Greg Clark

Urbanist

I’d like to begin this month’s column by asking a question. How could it be that cities with broadly comparable attributes enjoy varying levels of success on the global stage?

Take two cities with apparently similar fundamentals: population size, geographic advantages and disadvantages, business climate and overarching national contexts. What could cause such seemingly evenly matched cities to enjoy varying fortunes in the global race for talent and investment? What are the hidden factors behind the hard facts that could explain the disparity?

It could be explained by the manner in which cities present themselves to the world. Some are simply better known and more celebrated than others. These cities – think London, Paris, New York – have successfully carved out a place for themselves in the popular imagination. They have, in effect, written their own legend. Of course, the legend is not based solely in fiction: these cities have been observed to be good at certain things, consistently over time. But often they have also invested in their reputation to the degree that, when they do tell their story, it is doubly believable. Any inspiring embellishments about what they are and what they offer are taken in good faith; they have earned the benefit of the doubt.

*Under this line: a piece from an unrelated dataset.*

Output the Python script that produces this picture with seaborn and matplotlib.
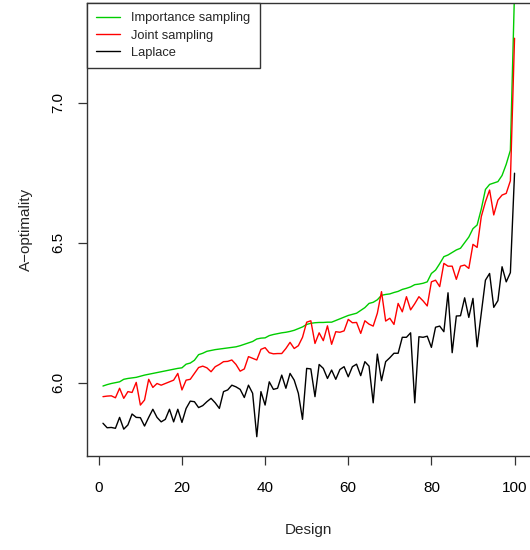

Another explanation might be that certain cities have been better able to harness a spirit of invention than others. By design or happenstance local people and businesses have done things differently, been successful, and achieved competitive advantages as a result. As inventive people tend to seek environments conducive to creativity, such cities’ track records of success often ensure that their success can perpetuate. We might look to Barcelona in the 1990’s for an example of how this virtuous circle can work. There, urban regeneration schemes linked to the 1992 Olympics used individual neighbourhoods, in all their quirky uniqueness, to narrate the city’s story. This emphasis on giving grassroots culture a voice set the place apart; to this day, it remains a premier destination for inspired young artists and designers. We witness a similar phenomenon today in Copenhagen. The Danish capital, having committed to becoming the world’s first carbon neutral metropolis, has become a magnet for the brightest minds in the field of sustainability.

“In Barcelona, urban regeneration schemes linked to the 1992 Olympics used individual neighbourhoods, in all their quirky uniqueness, to narrate the city’s story. This emphasis on giving grassroots culture a voice set the place apart; to this day, it remains a premier destination for inspired young artists and designers. ”

A third explanation could be that some cities simply enjoy greater levels of self-confidence on the world stage. Bolder in their ambitions and appetite, sharper in their vision for the future, and exceptionally steadfast in the face of crisis and adversity, these places punch above their weight. They talk-the-talk and walk-the-walk.

In a nutshell, we might label these three factors communication, innovation and motivation. While distinct, they are not unrelated. When you boil them down, all three are, in fact, the product of good leadership and strong governance. The report Readiness, Resilience and Responsibility: City Governance and Real Estate in a Post-COVID World, released by JLL and The Business of Cities, investigates this issue in nuanced detail.

The authors lay out seven “habits” of good governance. These are:

  • Political consensus and continuity – the gift, in these increasingly polarised times, of maintaining, even strengthening, civic consensus
  • Metropolitan management – the ability to manage growth evenly and at ‘whole city’ level
  • Fiscal capacity – or the capacity to attract public investment in priority projects such as infrastructure, housing and liveability
  • Instruments to optimise land and infrastructure – speed and flexibility in the use of land and real estate
  • Vision and appetite for the future – a thirst for success, especially apparent in times of crisis and setback
  • Commercial readiness and agility – including a transparent regulatory environment
  • Brand and story – the willingness to build and trade upon a global reputation

The report also differentiates between a city’s “hard” powers – i.e. the freedom to legislate and raise finance – and “soft” powers, which might be better described as instincts or persuasions. Those that are strong on both fronts are described as “conductors”. They are an elite band, small in number and outsized in influence. Then there are those that are weak in both – “contingents” in the parlance of the report. In between are the “can-doers” (weak hard powers, strong soft powers) and the “commanders” (strong hard powers, weak soft). One ought not assume that any of the four leadership types are necessarily better or worse than the others; there are advantages and drawbacks to each. The key is to understand where those advantages lie and maximise them; each city must play to its own strengths, not those of its competitive neighbours.

What is interesting for me is how they do this. The report focuses mainly on what all of this means for real estate investors, and I highly recommend that you seek it out. But there are wider questions to be asked, not least regarding how cities might be emboldened or enfeebled by the experience of COVID-19.

It is no exaggeration to say that the world desperately needs cities to re-find their feet as quickly as possible. They are the places into which we have funnelled our hopes and aspirations – not to mention significant levels of investment – as the world has urbanised. Experience tells us that similar fundamentals do not guarantee similar outcomes, and this is as true in the field of pandemic recovery as any other. While it is still too soon to sort the winners from the losers, we can be sure that winners and losers will, over time, emerge. The good governance dividend is very real. We will see it redeemed as the aftereffects of the pandemic reconfigure the map of strategically influential cities.